Has your child received too many awards in youth sports?
There’s been a lot of controversy about the “everyone gets a trophy” mentality that pervades our youth sports culture. That mentality has boosted trophy and award sales to a $3 billion-a-year industry in the United States and Canada.
Are you willing to swim upstream against this tide of overwhelming praise for kids? If so, then start by looking for the signs of trophy overdose in your own kids.
Signs of Too Many Awards
- Your child is not living up to his potential. Authors Ashley Merryman and Po Bronson have spent years reporting on the effects of praise and rewards on kids. Their finding? Awards can be powerful motivators, but non-stop recognition does not inspire children to succeed. Instead, it may cause them to underachieve.
- Your Child is devastated by failure. It’s one thing for kids to take a loss hard or be disappointed at a bad performance, but it’s another to be so afraid of failure that they are willing to cut corners and “cheat” rather than risk failing again. When all we do is set kids up for constant success, they will do anything to keep from falling off that pedestal.
Carol Dweck, a psychology professor at Stanford University, claims that kids respond positively to praise; they enjoy hearing that they’re talented and smart, but after too much of such praise they collapse at the first experience of difficulty. Demoralized by their failure, they say they’d rather cheat than risk failing again.
- Your Child is fixated with his mistakes. With so much recognition and “success” going around, one little mistake can become a mountain instead of the molehill that it really is. In recent eye-tracking experiments by researchers Bradley Morris and Shannon Zentall, kids were asked to draw pictures. Those who heard praise suggesting they had an innate talent were then twice as fixated on mistakes they’d made in their pictures.
When recognition and constant success are the norm, mistakes and “failures” become much more devastating. They become the enemy, when in reality they are the things that cause us to grow.
- Your Child isn’t fooled by the trophies. Oh, at first, he is. Maybe for the first couple of seasons. But Merriman and Bronson suggest that by age 4 or 5, the charade is over; children aren’t fooled by all the trophies. They are surprisingly accurate in identifying who excels and who struggles. Those who are outperformed know it and give up, while those who do well feel cheated when they aren’t recognized for their accomplishments. They, too, may give up.
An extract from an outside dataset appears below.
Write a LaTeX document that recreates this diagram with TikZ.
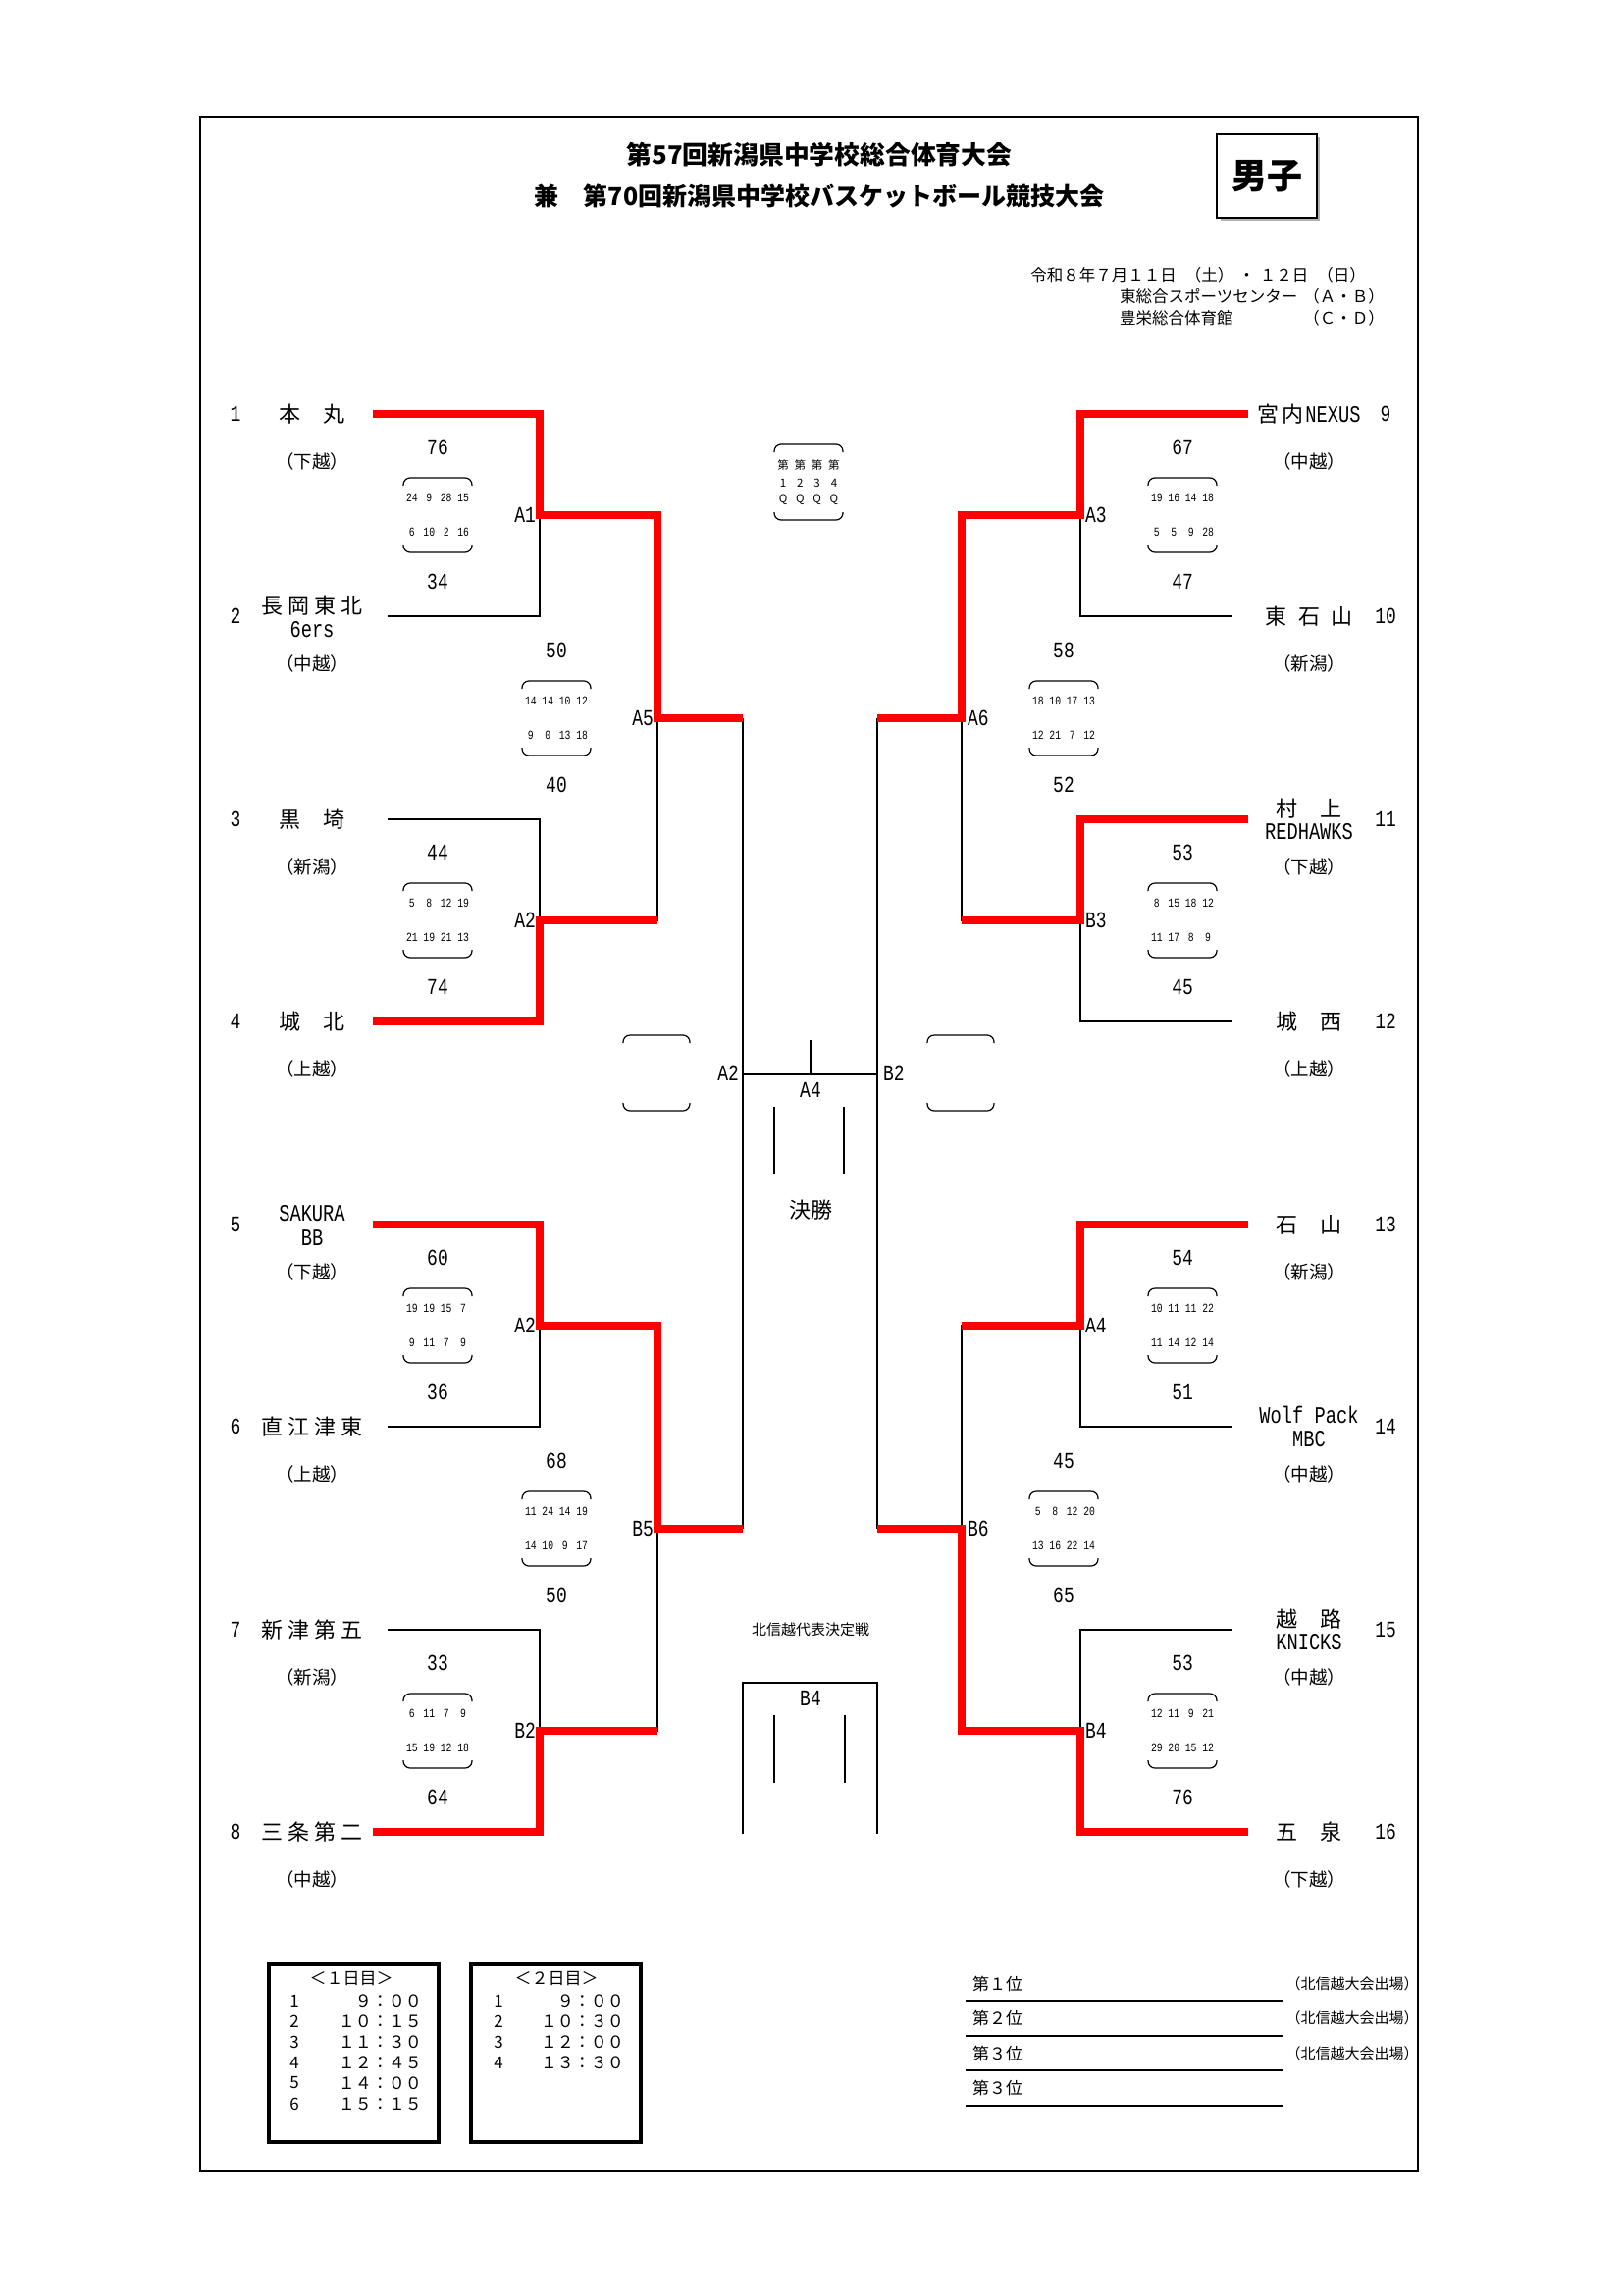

- Your Child isn’t motivated. If children know they will automatically get an award, what is the motivation for improvement? Why bother learning problem-solving skills, when there are no obstacles to conquer? If there is nothing to shoot for, then why bother shooting? Part of the true appeal of sports is the excitement of real competition and challenge.
My friend Kirk Mango, author of Becoming a True Champion, agrees: The whole meaning of “life-lesson” is that it has a strong relationship to what life is actually like, only, at times, maybe a little more tempered. And in life, not everybody wins, sometimes, even when their efforts exceed others. If everyone is rewarded and becomes “outstanding,” then where is the incentive?
- Your Child thinks Just Showing Up deserves a reward. Jean Twenge, author of Generation Me warns that when living rooms are filled with participation trophies, it’s part of a larger cultural message: to succeed, you just have to show up. That mentality has long-lasting effects: In college, those who’ve grown up receiving endless awards do the requisite work, but don’t see the need to do it well. In the office, they still believe that attendance is all it takes to get a promotion.
I’m sure I’m not putting smiles on any trophy business owners’ faces when I conclude with Merryman that:
When children make mistakes, our job should not be to spin those losses into decorated victories. Instead, our job is to help kids overcome setbacks, to help them see that progress over time is more important than a particular win or loss, and to help them graciously congratulate the child who succeeded when they failed. To do that, we need to refuse all the meaningless plastic and tin destined for landfills. We have to stop letting the Trophy-Industrial Complex run our children’s lives.
This school year, let’s fight for a kid’s right to lose.
If your child is showing these signs of too many awards, what will you do to change course?